Since February is Black History Month, I thought it would be good for me to expand my knowledge of American history. So, in celebration of the month, I took the time to research, and here are just a few of the interesting facts I learned:
While I was aware of the Tuskegee Airmen and their contribution to America’s success in World War II, it was only recently that I became aware of the 369th Infantry Regiment (aka The Harlem Hellfighters). The Hellfighters were an infantry unit of the New York Army National Guard. In World War I, they spent more time in combat (191 days) than any other American unit. They also suffered the most losses of any American regiment, with 1,500 casualties. In 1918, two members of the unit, Henry Johnson and Needham Roberts, were the first American soldiers to ever receive The Croix de Guerre, a French military decoration, for their valor.
I knew that Joe Louis was a heavyweight boxing champion from Detroit and was one of the greatest heavyweight boxers of all time, but what I didn’t know was that he was credited for helping to end segregation in the U.S. armed forces. In 1942, he fought a charity bout that raised $47,000 for the Naval Relief Society, and the next day he volunteered to enlist in the military. He served in a Special Services Division until 1945.
Speaking of serving your country, I learned that by the end of the Civil War, roughly 179,000 black men (10 percent of the Union Army) had served as soldiers and another 19,000 served in the Navy. Nearly 40,000 of them died over the course of the war — 30,000 from infection or disease.
Imagine what the roads would look like without traffic lights. Well, thanks to Garrett A. Morgan, we don’t have to. Born to freed slaves, with only a sixth-grade education, Morgan owned a repair shop, clothing business and cosmetic product line. He started The Cleveland Call Black newspaper in 1920 and patented the mechanical traffic light in 1923. He later sold the patent to General Electric.
I can’t say I’ve ever been a big user of dry cleaning, but I was intrigued to learn that, in 1821, Thomas L. Jennings, a free man living in New York City, was the first African-American to hold a U.S. patent. He is credited for inventing the dry-cleaning process. He is also known for his work as an early abolitionist and his leadership in the NAACP.
I learned that Frederick Jones is credited with 61 patents. He invented the ticket dispensing machine in 1943. This invention revolutionized the transportation and entertainment industries. Some of his other inventions include the portable X-ray machine, the portable refrigeration unit and the two-cycle gasoline engine.
As one who enjoys a good potato chip, I was fascinated to learn about George “Speck” Crum.

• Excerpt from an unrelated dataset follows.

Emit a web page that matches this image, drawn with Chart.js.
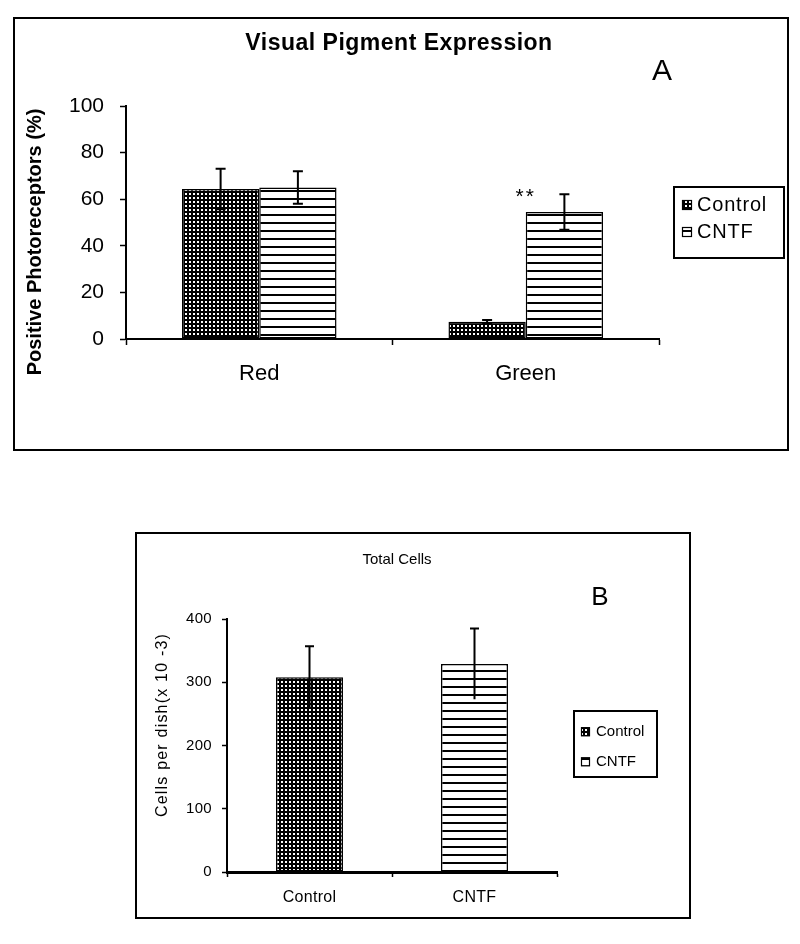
<!DOCTYPE html>
<html>
<head>
<meta charset="utf-8">
<script src="https://cdn.jsdelivr.net/npm/chart.js@4.4.0/dist/chart.umd.min.js"></script>
<style>
html,body{margin:0;padding:0;background:#fff;}
body{width:800px;height:944px;position:relative;overflow:hidden;}
.frame{position:absolute;border:2px solid #000;box-sizing:border-box;}
.wrap{position:absolute;left:0;width:800px;}
</style>
</head>
<body>
<div class="frame" style="left:13px;top:17px;width:776px;height:434px"></div>
<div class="frame" style="left:135px;top:532px;width:556px;height:387px"></div>
<div class="wrap" style="top:0;height:470px"><canvas id="chartA" width="800" height="470"></canvas></div>
<div class="wrap" style="top:480px;height:464px"><canvas id="chartB" width="800" height="464"></canvas></div>
<script>
// ---------- Panel A data ----------
const pigmentCategories = ['Red', 'Green'];
const pigmentControl = [64.4, 7.4];
const pigmentControlErr = [8.7, 0.8];
const pigmentCNTF = [65.0, 54.5];
const pigmentCNTFErr = [7.0, 7.6];
const pigmentTicks = [0, 20, 40, 60, 80, 100];
const pigmentSig = [{ category: 'Green', value: 61, text: '**' }];

// ---------- Panel B data ----------
const cellCategories = ['Control', 'CNTF'];
const cellControl = [308, null];
const cellControlErr = [49, null];
const cellCNTF = [null, 329];
const cellCNTFErr = [null, 56];
const cellTicks = [0, 100, 200, 300, 400];

const FONT = '"Liberation Sans", Arial, Helvetica, sans-serif';
Chart.defaults.font.family = FONT;
Chart.defaults.color = '#000';
Chart.defaults.animation = false;

function dotPattern() {
  const c = document.createElement('canvas'); c.width = 4; c.height = 4;
  const g = c.getContext('2d');
  g.fillStyle = '#000'; g.fillRect(0, 0, 4, 4);
  g.fillStyle = '#fff'; g.fillRect(1, 1, 2, 2);
  return g.createPattern(c, 'repeat');
}
function linePattern() {
  const c = document.createElement('canvas'); c.width = 8; c.height = 8;
  const g = c.getContext('2d');
  g.fillStyle = '#fff'; g.fillRect(0, 0, 8, 8);
  g.fillStyle = '#000'; g.fillRect(0, 6, 8, 2);
  return g.createPattern(c, 'repeat');
}

function drawText(ctx, t) {
  ctx.save();
  ctx.font = t.font; ctx.fillStyle = '#000';
  ctx.letterSpacing = t.ls || '0px';
  ctx.textAlign = t.align || 'center'; ctx.textBaseline = 'middle';
  ctx.translate(t.x, t.y);
  if (t.rot) ctx.rotate(t.rot);
  ctx.fillText(t.text, 0, 0);
  ctx.restore();
}

const decor = {
  id: 'decor',
  beforeDraw(chart, args, o) {
    chart.ctx.letterSpacing = o.tickSpacing || '0px';
  },
  afterDatasetsDraw(chart, args, o) {
    const ctx = chart.ctx, ys = chart.scales.y;
    chart.data.datasets.forEach((ds, di) => {
      const meta = chart.getDatasetMeta(di);
      meta.data.forEach((bar, i) => {
        const v = ds.data[i], e = ds.errors ? ds.errors[i] : null;
        if (v == null || e == null) return;
        const yt = ys.getPixelForValue(v + e), yb = ys.getPixelForValue(v - e);
        ctx.save();
        ctx.strokeStyle = '#000'; ctx.lineWidth = o.errWidth;
        ctx.beginPath();
        ctx.moveTo(bar.x, yt); ctx.lineTo(bar.x, yb);
        ctx.moveTo(bar.x - o.cap / 2, yt); ctx.lineTo(bar.x + o.cap / 2, yt);
        if (o.lowerCap) { ctx.moveTo(bar.x - o.cap / 2, yb); ctx.lineTo(bar.x + o.cap / 2, yb); }
        ctx.stroke();
        ctx.restore();
      });
    });
    (o.sig || []).forEach(s => {
      const x = chart.scales.x.getPixelForValue(chart.data.labels.indexOf(s.category));
      drawText(ctx, { text: s.text, x: x, y: ys.getPixelForValue(s.value), font: o.sigFont, ls: o.sigLs });
    });
  },
  afterDraw(chart, args, o) {
    const ctx = chart.ctx;
    (o.texts || []).forEach(t => drawText(ctx, t));
    const L = o.legend;
    if (L) {
      ctx.save();
      ctx.strokeStyle = '#000'; ctx.lineWidth = L.lw;
      ctx.strokeRect(L.x, L.y, L.w, L.h);
      chart.data.datasets.forEach((ds, i) => {
        const ry = L.rows[i];
        ctx.fillStyle = ds.backgroundColor;
        ctx.fillRect(L.swX, ry - L.sw / 2, L.sw, L.sw);
        ctx.lineWidth = 1.2;
        ctx.strokeRect(L.swX + 0.5, ry - L.sw / 2 + 0.5, L.sw - 1, L.sw - 1);
        drawText(ctx, { text: ds.label, x: L.textX, y: ry, font: L.font, ls: L.ls, align: 'left' });
      });
      ctx.restore();
    }
  }
};

// ---------- Chart A ----------
new Chart(document.getElementById('chartA'), {
  type: 'bar',
  data: {
    labels: pigmentCategories,
    datasets: [
      { label: 'Control', data: pigmentControl, errors: pigmentControlErr, backgroundColor: dotPattern(),
        borderColor: '#000', borderWidth: 1.5, borderSkipped: false, categoryPercentage: 0.58, barPercentage: 1 },
      { label: 'CNTF', data: pigmentCNTF, errors: pigmentCNTFErr, backgroundColor: linePattern(),
        borderColor: '#000', borderWidth: 1.5, borderSkipped: false, categoryPercentage: 0.58, barPercentage: 1 }
    ]
  },
  plugins: [decor],
  options: {
    responsive: false,
    layout: { padding: { left: 56, right: 141, top: 106, bottom: 0 } },
    plugins: {
      legend: { display: false }, title: { display: false }, tooltip: { enabled: false },
      decor: {
        tickSpacing: '0px', errWidth: 2, cap: 10, lowerCap: true,
        sig: pigmentSig, sigFont: '21px ' + FONT, sigLs: '2px',
        texts: [
          { text: 'Visual Pigment Expression', x: 399, y: 44, font: 'bold 23px ' + FONT, ls: '0.5px' },
          { text: 'A', x: 662, y: 72, font: '30px ' + FONT },
          { text: 'Positive Photoreceptors (%)', x: 35, y: 242, font: 'bold 20px ' + FONT, rot: -Math.PI / 2 }
        ],
        legend: { x: 674, y: 187, w: 110, h: 71, lw: 2, rows: [205, 232], swX: 682, sw: 10, textX: 697,
                  font: '20px ' + FONT, ls: '0.8px' }
      }
    },
    scales: {
      x: {
        offset: true,
        grid: { display: true, drawOnChartArea: false, drawTicks: true, offset: true, tickLength: 6, tickColor: '#000', tickWidth: 1.5 },
        border: { display: true, color: '#000', width: 2 },
        ticks: { font: { size: 22 }, color: '#000', padding: 16, maxRotation: 0 },
        afterFit: s => { s.height = 131; }
      },
      y: {
        min: 0, max: 100,
        afterBuildTicks: s => { s.ticks = pigmentTicks.map(v => ({ value: v })); },
        grid: { drawOnChartArea: false, tickLength: 6, tickColor: '#000', tickWidth: 1.5 },
        border: { color: '#000', width: 2 },
        ticks: { font: { size: 21 }, color: '#000', padding: 16 },
        afterFit: s => { s.width = 70; }
      }
    }
  }
});

// ---------- Chart B ----------
new Chart(document.getElementById('chartB'), {
  type: 'bar',
  data: {
    labels: cellCategories,
    datasets: [
      { label: 'Control', data: cellControl, errors: cellControlErr, backgroundColor: dotPattern(),
        borderColor: '#000', borderWidth: 1.5, borderSkipped: false, categoryPercentage: 0.406, barPercentage: 1, skipNull: true },
      { label: 'CNTF', data: cellCNTF, errors: cellCNTFErr, backgroundColor: linePattern(),
        borderColor: '#000', borderWidth: 1.5, borderSkipped: false, categoryPercentage: 0.406, barPercentage: 1, skipNull: true }
    ]
  },
  plugins: [decor],
  options: {
    responsive: false,
    skipNull: true,
    layout: { padding: { left: 167, right: 243, top: 139, bottom: 0 } },
    plugins: {
      legend: { display: false }, title: { display: false }, tooltip: { enabled: false },
      decor: {
        tickSpacing: '0.3px', errWidth: 2, cap: 9, lowerCap: false,
        texts: [
          { text: 'Total Cells', x: 397, y: 80, font: '15px ' + FONT, ls: '0px' },
          { text: 'B', x: 600, y: 118, font: '26px ' + FONT },
          { text: 'Cells per dish(x 10 -3)', x: 163, y: 245, font: '16px ' + FONT, ls: '1.2px', rot: -Math.PI / 2 }
        ],
        legend: { x: 574, y: 231, w: 83, h: 66, lw: 2, rows: [251.7, 281.7], swX: 581, sw: 9, textX: 596,
                  font: '15px ' + FONT, ls: '0px' }
      }
    },
    scales: {
      x: {
        offset: true,
        grid: { display: true, drawOnChartArea: false, drawTicks: true, offset: true, tickLength: 5, tickColor: '#000', tickWidth: 1.5 },
        border: { display: true, color: '#000', width: 3 },
        ticks: { font: { size: 16 }, color: '#000', padding: 11, maxRotation: 0 },
        afterFit: s => { s.height = 72; }
      },
      y: {
        min: 0, max: 400,
        afterBuildTicks: s => { s.ticks = cellTicks.map(v => ({ value: v })); },
        grid: { drawOnChartArea: false, tickLength: 5, tickColor: '#000', tickWidth: 1.5 },
        border: { color: '#000', width: 2 },
        ticks: { font: { size: 15 }, color: '#000', padding: 10 },
        afterFit: s => { s.width = 60; }
      }
    }
  }
});
</script>
</body>
</html>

While working as a cook, he had a customer send back his french fries for being cut too thick. This was upsetting to Crum and his sister (and sous chef), so he cut them extra thin to enrage the customer. But it backfired — the customer loved the thin cut and the potato chip was born. These chips were originally called “Saratoga Chips.”
When I think about the taming of the Wild West, I didn’t consider the fact that of the estimated 35,000 cowboys who worked ranches and rode trails on the American West frontier, somewhere between 5,000 and 9,000 or more were black.
While I’ve always been intrigued by stealth technology, what I didn’t know was that Lonnie G. Johnson, a Tuskegee graduate who joined the Air Force and was assigned to the Strategic Air Command, was integral to the development of the stealth bomber. He also worked on the Galileo mission to Jupiter and the Cassini mission to Saturn. He later started Johnson Research and Development, where he acquired more than 100 patents. But what I will remember him most for is his invention of the super-soaker squirt gun!
Imagine not being able to attend high school because of the color of your skin but refusing to give up, and ultimately earning a Ph.D.! When I talk about persistence in the future, the name that will come to mind first is Percy Julian. Born in Alabama in 1899, and despite being challenged at every turn in his career, he is regarded as one of the most influential chemists in American history. Unable to be promoted to full professor in the academic world, and unable to find a prominent chemical company that would promote him, in 1954 he established his own laboratory. Seven years later, he sold the company and became one of the first black millionaires. He then founded the Julian Research Institute, a nonprofit organization he ran for the rest of his life.
As a lifelong learner, I am grateful Truman’s challenge expanded my knowledge of America’s meaningful black history.